2. Buy media that feeds the machine, not just the human
Some placements are more “agent-visible” than others. For example:
- Structured review platforms with APIs
- Marketplaces that expose rich product data to partners
- Content hubs that are frequently scraped or cited by AI systems
When you evaluate channels, add a new lens:
- Does this placement generate structured, crawlable signals (reviews, ratings, specs, Q&A) tied to our entity?
- Is this environment likely to be a data source for AI systems (e.g., major marketplaces, vertical aggregators, high-authority publishers)?
- Can we control or enrich the data that flows out (feeds, product attributes, category mapping)?
You’re not just buying impressions; you’re buying training data and reference points.
3. Treat AI agents as a media channel
TikTok’s MCP server for agents, “agentic advertising” experiments, and platforms exposing campaign APIs to AI agents are early signals of a new channel type:
Spend not just to reach humans, but to influence the choices of the agents acting on their behalf.
Expect to see:
- Agent-level bidding: “prioritize my brand in shopping agents for these audiences and constraints”
- Outcome-based pricing: pay when an agent selects you as the recommended option or completes a task
- Agent-specific creative: structured offers and constraints designed for machine consumption, not human emotion
Smart teams will start by:
- Experimenting with platforms that already support agentic flows (TikTok’s MCP, retail media networks, travel aggregators)
- Building internal “sandbox agents” that simulate how a rational agent would choose between you and competitors
- Using those simulations to stress-test your data, policies, and offers
What CMOs should do in the next 12 months
You don’t need a 50-slide AI vision deck.
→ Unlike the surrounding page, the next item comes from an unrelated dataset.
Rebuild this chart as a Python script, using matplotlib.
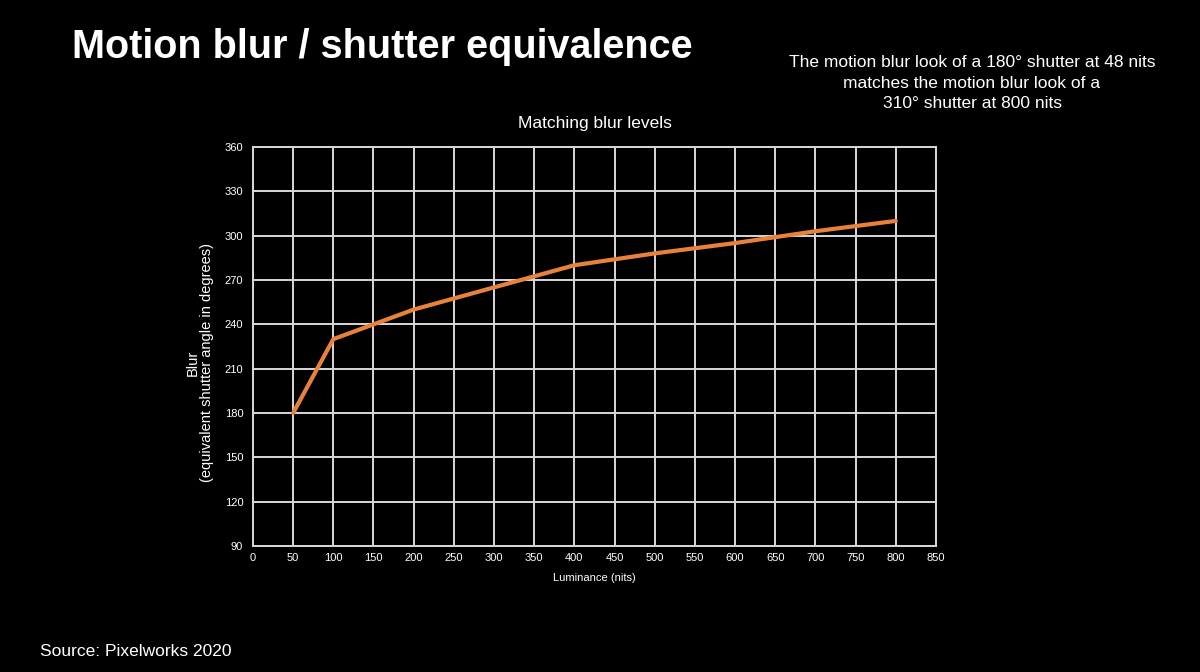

You need a short list of moves that shift your brand from “nice content” to “obvious choice for agents.”
1. Appoint an “AI discovery” owner
Someone senior enough to coordinate SEO, product, data, and media. Their mandate:
- Define your entity model: brands, products, attributes, relationships
- Audit where and how that model is expressed across web, marketplaces, and partners
- Prioritize fixes that increase machine clarity and consistency
2. Run an “agent view” audit of your category
Use existing AI tools (including general-purpose models) to:
- Ask for recommendations in your category across multiple price points and use cases
- Document which brands and attributes show up repeatedly
- Identify which sources those answers seem to rely on (reviews, directories, marketplaces, press)
Treat this as your “AI share of shelf” baseline.
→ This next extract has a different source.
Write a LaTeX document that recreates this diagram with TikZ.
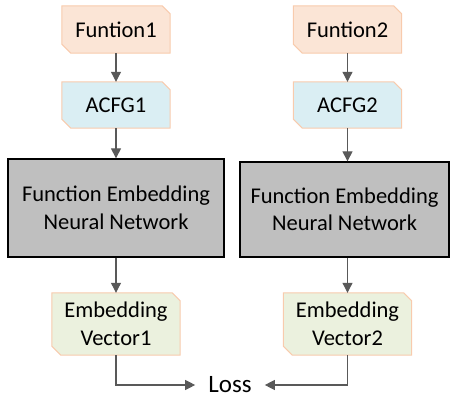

3. Fix the boring, high-impact plumbing
It’s not glamorous, but it’s decisive:
- Clean up product data: complete attributes, clear categories, consistent naming
- Add and validate structured data: schema markup, feeds, sitemaps that reflect your real catalog and policies
- Standardize policies and make them machine-readable: shipping, returns, guarantees, SLAs
This is where your “IT line of death” problem comes back. If marketing can’t get this implemented, you’re not just losing SEO; you’re invisible to the next generation of discovery.
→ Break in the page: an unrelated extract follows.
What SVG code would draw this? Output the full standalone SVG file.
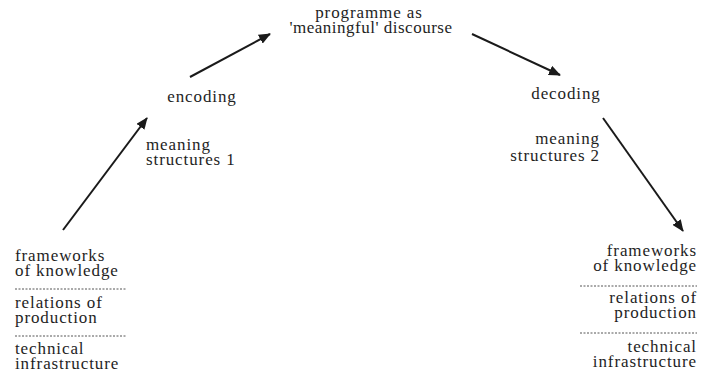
<svg xmlns="http://www.w3.org/2000/svg" width="702" height="375" viewBox="0 0 702 375">
<style>
.t{font-family:'Liberation Serif','DejaVu Serif',serif;font-size:17px;fill:#1e1e1e;letter-spacing:0.9px}
.r{text-anchor:end}
.m{text-anchor:middle}
.conn{stroke:#1a1a1a;stroke-width:2;fill:none}
.dot{stroke:#555;stroke-width:1;stroke-dasharray:2 1.5;fill:none}
</style>
<defs>
<marker id="ah" viewBox="0 0 12 10" refX="11" refY="5" markerWidth="12" markerHeight="10" markerUnits="userSpaceOnUse" orient="auto">
<path d="M0,0 L12,5 L0,10 Z" fill="#1a1a1a"/>
</marker>
</defs>
<rect width="702" height="375" fill="#fff"/>
<g id="connectors">
<line class="conn" x1="63" y1="230" x2="147" y2="118" marker-end="url(#ah)"/>
<line class="conn" x1="190" y1="77" x2="270" y2="34" marker-end="url(#ah)"/>
<line class="conn" x1="472" y1="34" x2="560" y2="75" marker-end="url(#ah)"/>
<line class="conn" x1="603" y1="118" x2="683" y2="231" marker-end="url(#ah)"/>
</g>
<g class="t">
<g id="programme">
<text class="m" x="369" y="18">programme as</text>
<text class="m" x="371" y="33" style="letter-spacing:0.5px">'meaningful' discourse</text>
</g>
<g id="encoding">
<text class="m" x="202" y="102">encoding</text>
</g>
<g id="decoding">
<text class="m" x="566" y="99">decoding</text>
</g>
<g id="meaning1">
<text x="146" y="150">meaning</text>
<text x="146" y="165">structures 1</text>
</g>
<g id="meaning2">
<text class="r" x="600" y="144">meaning</text>
<text class="r" x="600" y="161">structures 2</text>
</g>
<g id="left-stack">
<text x="15" y="261">frameworks</text>
<text x="15" y="276">of knowledge</text>
<line class="dot" x1="15" y1="289" x2="127" y2="289"/>
<text x="15" y="308">relations of</text>
<text x="15" y="323">production</text>
<line class="dot" x1="15" y1="336" x2="127" y2="336"/>
<text x="15" y="354">technical</text>
<text x="15" y="369">infrastructure</text>
</g>
<g id="right-stack">
<text class="r" x="697" y="256">frameworks</text>
<text class="r" x="697" y="271">of knowledge</text>
<line class="dot" x1="580" y1="286" x2="697" y2="286"/>
<text class="r" x="697" y="303">relations of</text>
<text class="r" x="697" y="318">production</text>
<line class="dot" x1="580" y1="333" x2="697" y2="333"/>
<text class="r" x="697" y="352">technical</text>
<text class="r" x="697" y="367">infrastructure</text>
</g>
</g>
</svg>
4. Reframe brand strategy for an agent-first world
Brand still matters. It just shows up differently:
- For humans: story, emotion, identity, social proof
- For agents: clarity, consistency, evidence, integration
The brands that win will design for both:
- Messaging that humans love, expressed in structures machines can parse
- Campaigns that generate both demand and durable data signals
- Partnerships chosen not just for co-branding, but for data and integration surface area
The headline version: stop optimizing only for the person holding the phone. Start optimizing for the agent quietly deciding what that person ever gets to see.